Les Epyc 7xx2 ont tous une fréquence maximale comprise entre 3,2 et 3,4 GHz. Leur dissipation thermique nominale, dite TDP, va de 120 à 225 watts, selon la fréquence et la quantité de cœurs ou de cache activés. À titre d’exemple, les Epyc donnés pour 225 watts sont les modèles 7742 (64 cœurs, 256 Mo de cache, 2,25 GHz), 7642 (48 cœurs, 256 Mo de cache, 2,3 GHz) et 7542 (32 cœurs, 128 Mo de cache, 2,9 GHz). Le modèle 7282 à 16 cœurs, 64 Mo de cache et 2,8 GHz est donné pour dissiper 120 watts, tandis que le modèle 7262 qui n’a que 8 cœurs, mais fonctionne à 3,2 GHz, qui plus est avec 128 Mo de cache, est donné pour dissiper 155 watts.

128 lignes PCIe 4.0 et 4 To de RAM par processeur

Une avancée majeure des Epyc 7xx2 est surtout le chipset qu’ils intègrent en leur centre. Celui-ci gère 8 canaux mémoire DDR4 pour un maximum de 4 To. Il peut s’agit soit de 8 barrettes DIM à 3 200 MHz (mais les modèles 512 Go n’existent pas encore), soit de 16 barrettes à 2 933 MHz.

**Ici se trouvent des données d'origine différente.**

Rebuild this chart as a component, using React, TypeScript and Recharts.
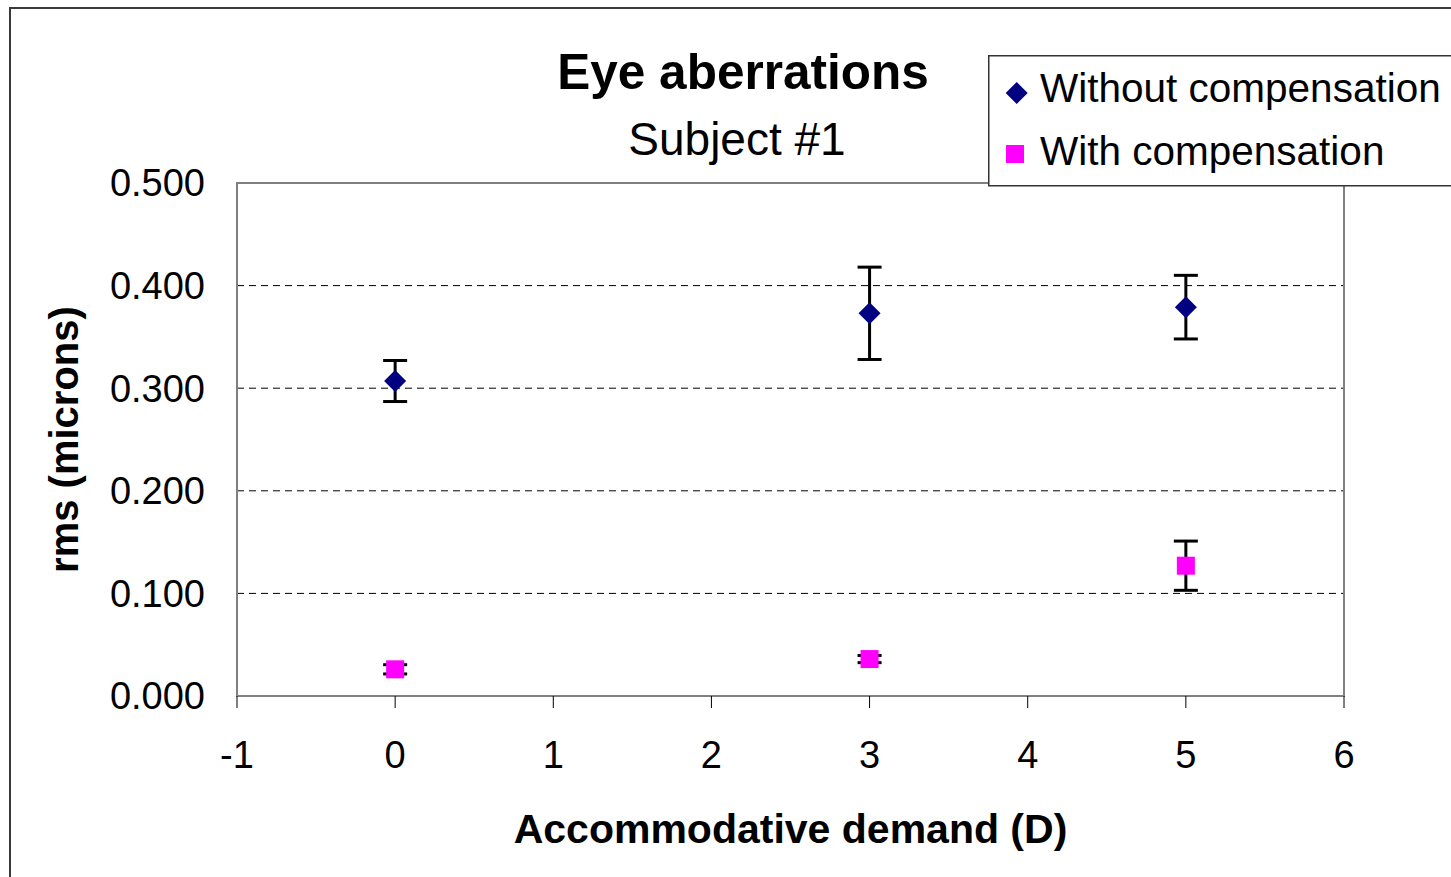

Comparativement, certains derniers Xeon, ceux avec la lettre L à la fin de leur nom, supportent désormais 4,5 To de DRAM par socket, tandis que ceux portant la lettre M sont limités à 2 To par socket.

Le chipset propose aussi 128 lignes PCIe pour la première fois en version 4.0. Rappelons que les derniers Xeon Cascade Lake ne supportent que 48 ou 64 lignes PCIe 3.0. Le PCIe 4.0 apporte un débit de 16 Gbits/s (environ 2 Go/s) par ligne et dans chaque direction, au lieu des 8 Gbits/s (environ 1 Go/s), par ligne et par direction, offerts par le PCIe 3.0.

Le nombre total de lignes conditionne la quantité d’extensions insérables dans un serveur : traditionnellement, une carte GPU utilisera 16 lignes (« x16 ») et une unité de stockage NVMe 4 lignes. Une carte Ethernet très haut débit qui utilise 16 lignes devrait apporter une connectivité en 200 Gbits/s à un serveur Epyc 7xx2, alors qu’une telle carte apporte une connectivité en 100 Gbit/s  sur les serveurs Xeon. Il est à noter que pour fonctionner en PCIe 4.0, encore faut-il que les cartes et les unités NVMe aient été prévues pour. 

Mis à part cinq modèles notés « P » (7702P, 7502P, etc.) et qui se destinent à des serveurs monosockets, la majorité des nouveaux Epyc sont conçus pour des serveurs bi-sockets. Dans ce cas, si la machine peut bien fonctionner avec 8 To de RAM (2x 4 To), elle totalise en revanche 162 liens PCIe 4.0 et non 256. Les 94 manquant à l’appel sont utilisés pour permettre aux deux processeurs de communiquer entre eux.

Contrairement aux cœurs Zen 2, le chipset central est gravé en 14 nm. Il est probable que le processeur consommerait moins si ce composant central avait été lui aussi gravé en 7 nm.